Contrariamente a quanto si pensi, il governo giapponese ha invece da tempo abbandonato i 'balenieri'. Se nel passato la hogei (caccia alle balene) era una industria fiorente, oggi gli addetti sono poche centinaia. Resta il fatto che non ci fate una bella figura, insisto: il mondo vi considera dei barbari assassini, un po’ come i cinesi che mangiano i cani... «Ecco, questo è il vero problema, questa immagine distorta che vi siete fatta di noi: ma come vi permettete, dopo tutti i danni che per secoli avete provocato all’ambiente, di darci lezioni? La vostra presa di coscienza ecologica è un fatto recente. Avete distrutto boschi e foreste, saccheggiato e inquinato i mari, avvelenato milioni di ettari di terre e ora venite a fare la predica a noi? Siamo noi che dovremmo chiedervi i danni, per lo stato in cui avete sinora ridotto il pianeta».

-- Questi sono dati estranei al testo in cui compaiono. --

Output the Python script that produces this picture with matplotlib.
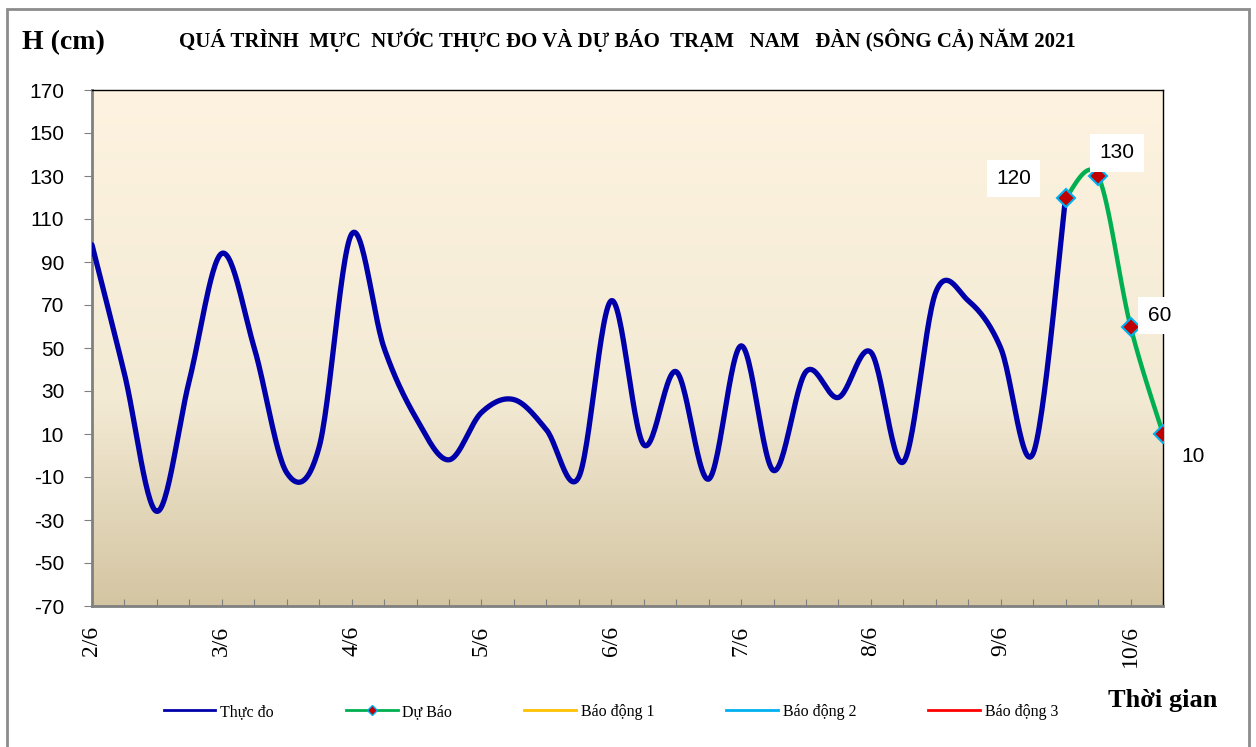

È un fiume in piena, Komatsu, impossibile fermarlo. Racconta di quando, mentre viveva a Roma, passò giorni e giorni a consolare la figlia adolescente, che passando per il mercato di Ponte Milvio aveva visto un macellaio tirar fuori dalla gabbia un coniglio, ammazzarlo con una botta in testa e poi scuoiarlo, tenendolo per le zampe posteriori. «Pianse per una settimana, non voleva più andare a scuola – ricorda Komatsu – da noi i conigli sono animali domestici, mia figlia pensa ancora che i barbari siate voi».